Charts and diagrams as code
....................

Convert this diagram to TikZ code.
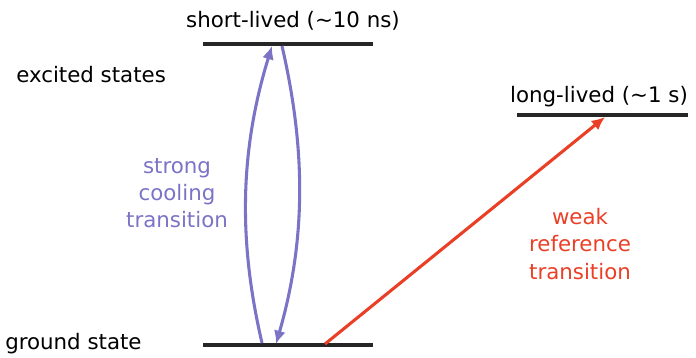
\documentclass[tikz,border=0pt]{standalone}
\usepackage{fontspec}
\setmainfont{DejaVu Sans}
\usepackage{tikz}
\usetikzlibrary{arrows.meta, positioning}
\definecolor{coolpurple}{HTML}{7B73C6}
\definecolor{weakred}{HTML}{EA3F26}

\begin{document}
\begin{tikzpicture}[
  x=0.75pt, y=-0.75pt,
  level/.style = {line width=3pt, black!85},
  txt/.style = {font=\fontsize{16}{20.3}\selectfont, inner sep=0pt, align=center},
  arrow/.style = {line width=2.3pt, -{Latex[length=10pt,width=9pt]}}
]
\useasboundingbox (0,0) rectangle (696,357);
% energy levels
\coordinate (shortL) at (203,44);  \coordinate (shortR) at (373,44);
\coordinate (longL)  at (517,115); \coordinate (longR)  at (688,115);
\coordinate (groundL) at (203,345); \coordinate (groundR) at (373,345);
\draw[level] (shortL) -- (shortR);
\draw[level] (longL) -- (longR);
\draw[level] (groundL) -- (groundR);
% labels
\node[txt] (short) at (293,21) {short-lived (∼10 ns)};
\node[txt] (long) at (599,97) {long-lived (∼1 s)};
\node[txt, anchor=west] (excited) at (16,75) {excited states};
\node[txt, anchor=west] (ground) at (5,344) {ground state};
\node[txt, text=coolpurple] (cool) at (177,193) {strong\\cooling\\transition};
\node[txt, text=weakred] (weak) at (580,244) {weak\\reference\\transition};
% transitions
\coordinate (upS) at (262,343);  \coordinate (upE) at (272,46);
\coordinate (dnS) at (282,46);   \coordinate (dnE) at (276,344);
\coordinate (wkS) at (325,344);  \coordinate (wkE) at (605,117);
\draw[arrow, coolpurple] (upS) .. controls (238,240) and (240,150) .. (upE);
\draw[arrow, coolpurple] (dnS) .. controls (306,150) and (306,240) .. (dnE);
\draw[arrow, weakred] (wkS) -- (wkE);
\end{tikzpicture}
\end{document}
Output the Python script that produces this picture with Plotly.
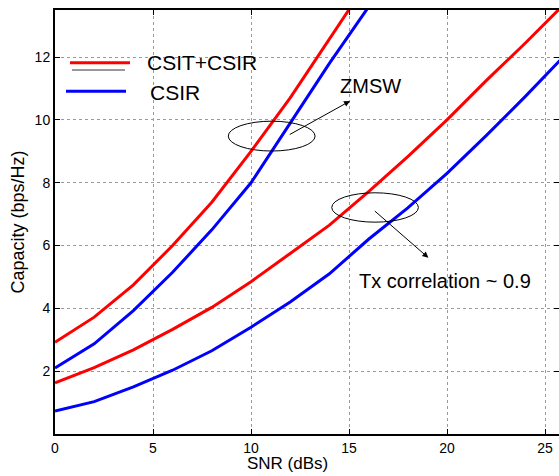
import plotly.graph_objects as go

# ---- data ----
snr = [0, 2, 4, 6, 8, 10, 12, 14, 16, 18, 20, 22, 24, 26]
zmsw_csit_csir = [2.92, 3.72, 4.75, 6.0, 7.38, 9.0, 10.7, 12.55, 14.45]
zmsw_csir = [2.1, 2.87, 3.93, 5.15, 6.5, 8.0, 9.9, 11.8, 13.6]
tx_csit_csir = [1.63, 2.11, 2.68, 3.33, 4.03, 4.85, 5.75, 6.65, 7.72, 8.83, 10.0, 11.25, 12.45, 13.7]
tx_csir = [0.73, 1.03, 1.5, 2.03, 2.65, 3.4, 4.2, 5.1, 6.2, 7.2, 8.3, 9.5, 10.75, 12.05]

x_ticks = [0, 5, 10, 15, 20, 25]
y_ticks = [2, 4, 6, 8, 10, 12]

legend_names = ["CSIT+CSIR", "CSIR"]
series_colors = ["#ff0000", "#0000ff"]

# annotation geometry (data units)
ellipse_zmsw = dict(x0=8.84, x1=13.27, y0=9.01, y1=9.96)
ellipse_tx = dict(x0=14.12, x1=18.54, y0=6.745, y1=7.68)
arrow_zmsw = dict(tail=(11.9, 9.51), head=(15.05, 10.6))
arrow_tx = dict(tail=(16.24, 7.14), head=(19.05, 5.61))
label_zmsw = ("ZMSW", 16.12, 11.09)
label_tx = ("Tx correlation ~ 0.9", 19.92, 4.87)

FONT = "Liberation Sans, Arial, Helvetica, sans-serif"

fig = go.Figure()
fig.add_trace(go.Scatter(x=snr[:len(zmsw_csit_csir)], y=zmsw_csit_csir, mode="lines",
                         line=dict(color=series_colors[0], width=3), showlegend=False))
fig.add_trace(go.Scatter(x=snr[:len(zmsw_csir)], y=zmsw_csir, mode="lines",
                         line=dict(color=series_colors[1], width=3), showlegend=False))
fig.add_trace(go.Scatter(x=snr, y=tx_csit_csir, mode="lines",
                         line=dict(color=series_colors[0], width=3), showlegend=False))
fig.add_trace(go.Scatter(x=snr, y=tx_csir, mode="lines",
                         line=dict(color=series_colors[1], width=3), showlegend=False))
# dummy trace so the right-side tick axis renders
fig.add_trace(go.Scatter(x=[None], y=[None], yaxis="y2", showlegend=False, hoverinfo="skip"))

W, H = 559, 476
ML, MR, MT, MB = 55, 0, 10, 42
PW, PH = W - ML - MR, H - MT - MB

def px_x(p):
    return (p - ML) / PW

def px_y(p):
    return (H - MB - p) / PH

shapes = []
for e in (ellipse_zmsw, ellipse_tx):
    shapes.append(dict(type="circle", xref="x", yref="y", line=dict(color="black", width=1), **e))

# legend samples
shapes.append(dict(type="line", xref="paper", yref="paper", x0=px_x(70), x1=px_x(130),
                   y0=px_y(62.7), y1=px_y(62.7), line=dict(color=series_colors[0], width=3)))
shapes.append(dict(type="line", xref="paper", yref="paper", x0=px_x(72), x1=px_x(125),
                   y0=px_y(70), y1=px_y(70), line=dict(color="#333333", width=1)))
shapes.append(dict(type="line", xref="paper", yref="paper", x0=px_x(66), x1=px_x(126),
                   y0=px_y(91.3), y1=px_y(91.3), line=dict(color=series_colors[1], width=3)))

annotations = []
for a in (arrow_zmsw, arrow_tx):
    annotations.append(dict(x=a["head"][0], y=a["head"][1], ax=a["tail"][0], ay=a["tail"][1],
                            xref="x", yref="y", axref="x", ayref="y", text="", showarrow=True,
                            arrowhead=2, arrowsize=1.2, arrowwidth=1, arrowcolor="black"))
for t, xx, yy in (label_zmsw, label_tx):
    annotations.append(dict(x=xx, y=yy, xref="x", yref="y", text=t, showarrow=False,
                            font=dict(family=FONT, size=20, color="black")))
annotations.append(dict(x=px_x(145), y=px_y(62.7), xref="paper", yref="paper", text=legend_names[0],
                        showarrow=False, xanchor="left", yanchor="middle",
                        font=dict(family=FONT, size=21, color="black")))
annotations.append(dict(x=px_x(147.7), y=px_y(92.7), xref="paper", yref="paper", text=legend_names[1],
                        showarrow=False, xanchor="left", yanchor="middle",
                        font=dict(family=FONT, size=21, color="black")))
annotations.append(dict(x=px_x(287.5), y=px_y(464), xref="paper", yref="paper", text="SNR (dBs)",
                        showarrow=False, xanchor="center", yanchor="middle",
                        font=dict(family=FONT, size=17, color="black")))
annotations.append(dict(x=px_x(18), y=px_y(222.5), xref="paper", yref="paper", text="Capacity (bps/Hz)",
                        showarrow=False, xanchor="center", yanchor="middle", textangle=-90,
                        font=dict(family=FONT, size=18, color="black")))

fig.update_layout(
    width=W, height=H,
    margin=dict(l=ML, r=MR, t=MT, b=MB, pad=0),
    paper_bgcolor="white", plot_bgcolor="white",
    font=dict(family=FONT, size=14, color="black"),
    xaxis=dict(range=[0, PW / 19.6], tickvals=x_ticks, ticks="inside", ticklen=5,
               tickcolor="black", showline=True, linecolor="black", linewidth=2, mirror="ticks",
               showgrid=True, gridcolor="#9a9a9a", griddash="dot", gridwidth=1, zeroline=False,
               tickfont=dict(size=14, color="black")),
    yaxis=dict(range=[0, 13.5], tickvals=y_ticks, ticks="inside", ticklen=5,
               tickcolor="black", showline=True, linecolor="black", linewidth=2,
               showgrid=True, gridcolor="#9a9a9a", griddash="dot", gridwidth=1, zeroline=False,
               tickfont=dict(size=14, color="black")),
    yaxis2=dict(range=[0, 13.5], tickvals=y_ticks, overlaying="y", side="right", ticks="inside",
                ticklen=5, tickcolor="black", showline=False, showgrid=False, zeroline=False,
                showticklabels=False),
    shapes=shapes, annotations=annotations, showlegend=False,
)

fig.write_html("out.html")
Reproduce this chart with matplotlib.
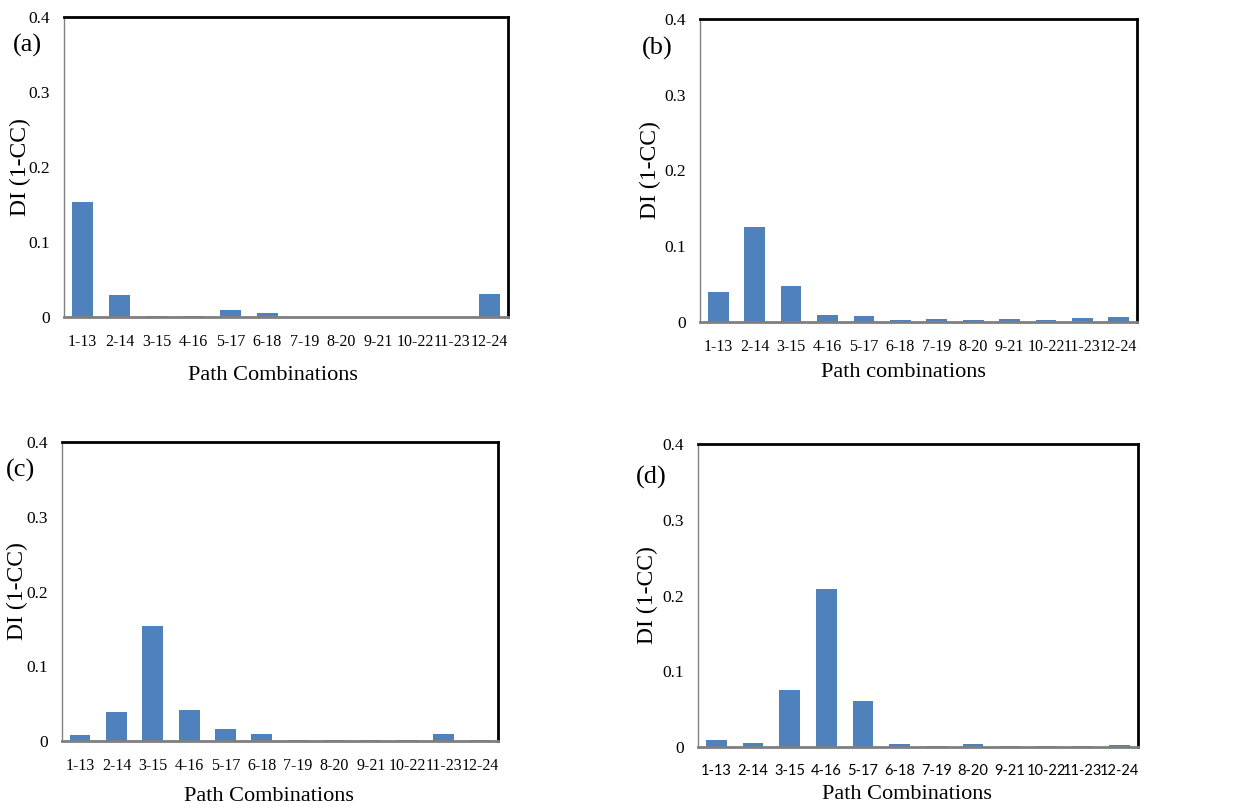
import matplotlib.pyplot as plt
import numpy as np

paths = ["1-13", "2-14", "3-15", "4-16", "5-17", "6-18",
         "7-19", "8-20", "9-21", "10-22", "11-23", "12-24"]

di_a = [0.154, 0.030, 0.002, 0.001, 0.009, 0.006, 0.0, 0.0, 0.0, 0.0, 0.0, 0.031]
di_b = [0.039, 0.125, 0.047, 0.0097, 0.0075, 0.0026, 0.0035, 0.0026, 0.0035, 0.003, 0.0053, 0.007]
di_c = [0.008, 0.039, 0.154, 0.041, 0.0156, 0.009, 0.002, 0.002, 0.001, 0.001, 0.0094, 0.001]
di_d = [0.0097, 0.0049, 0.075, 0.208, 0.061, 0.0044, 0.001, 0.0035, 0.001, 0.001, 0.001, 0.003]

# tag, values, x title, axes rect, tag position, ylabel x, xlabel (x, y) in axes coords
panels = [
    ("(a)", di_a, "Path Combinations", [0.0517, 0.608, 0.358, 0.371], (0.010, 0.944), -0.099, (0.472, -0.193)),
    ("(b)", di_b, "Path combinations", [0.565, 0.602, 0.3527, 0.3745], (0.518, 0.940), -0.114, (0.465, -0.168)),
    ("(c)", di_c, "Path Combinations", [0.050, 0.084, 0.352, 0.3696], (0.005, 0.418), -0.103, (0.475, -0.187)),
    ("(d)", di_d, "Path Combinations", [0.5634, 0.0766, 0.355, 0.3745], (0.513, 0.410), -0.114, (0.476, -0.158)),
]

BAR = "#4F81BD"
SERIF = "Liberation Serif"

fig = plt.figure(figsize=(12.39, 8.09), dpi=100)

for tag, vals, xlab, rect, tagpos, ylx, xlpos in panels:
    ax = fig.add_axes(rect)
    x = np.arange(len(paths))
    ax.bar(x, vals, width=0.57, color=BAR)
    ax.set_xlim(-0.5, len(paths) - 0.5)
    ax.set_ylim(0, 0.4)
    ax.set_yticks([0, 0.1, 0.2, 0.3, 0.4])
    ax.set_yticklabels(["0", "0.1", "0.2", "0.3", "0.4"], fontfamily=SERIF, fontsize=12.5)
    ax.set_xticks(x)
    if tag == "(d)":
        ax.set_xticklabels(paths, fontfamily="Lato", fontsize=10.5)
    else:
        ax.set_xticklabels(paths, fontfamily=SERIF, fontsize=11.5)
    ax.tick_params(axis="both", length=0)
    ax.tick_params(axis="y", pad=10)
    ax.tick_params(axis="x", pad=12)

    ax.spines["top"].set_color("black")
    ax.spines["top"].set_linewidth(2)
    ax.spines["right"].set_color("black")
    ax.spines["right"].set_linewidth(2)
    ax.spines["left"].set_color("#808080")
    ax.spines["left"].set_linewidth(1)
    ax.spines["bottom"].set_color("#7f7f7f")
    ax.spines["bottom"].set_linewidth(2)

    ax.text(xlpos[0], xlpos[1], xlab, transform=ax.transAxes, fontfamily=SERIF,
            fontsize=16, ha="center", va="center")
    ax.text(ylx, 0.5, "DI (1-CC)", transform=ax.transAxes, fontfamily=SERIF,
            fontsize=17, rotation=90, ha="center", va="center")
    fig.text(tagpos[0], tagpos[1], tag, fontfamily=SERIF, fontsize=19, ha="left", va="center")

fig.savefig("out.png", dpi=100)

....................

- EXERCISE
What's needed is an exact copy of the records above from the line containing "Output the Python" down to the line containing "import plotly.graph_objects as go", both included, without any pictures.

- WORKED ANSWER
Output the Python script that produces this picture with Plotly.
import plotly.graph_objects as go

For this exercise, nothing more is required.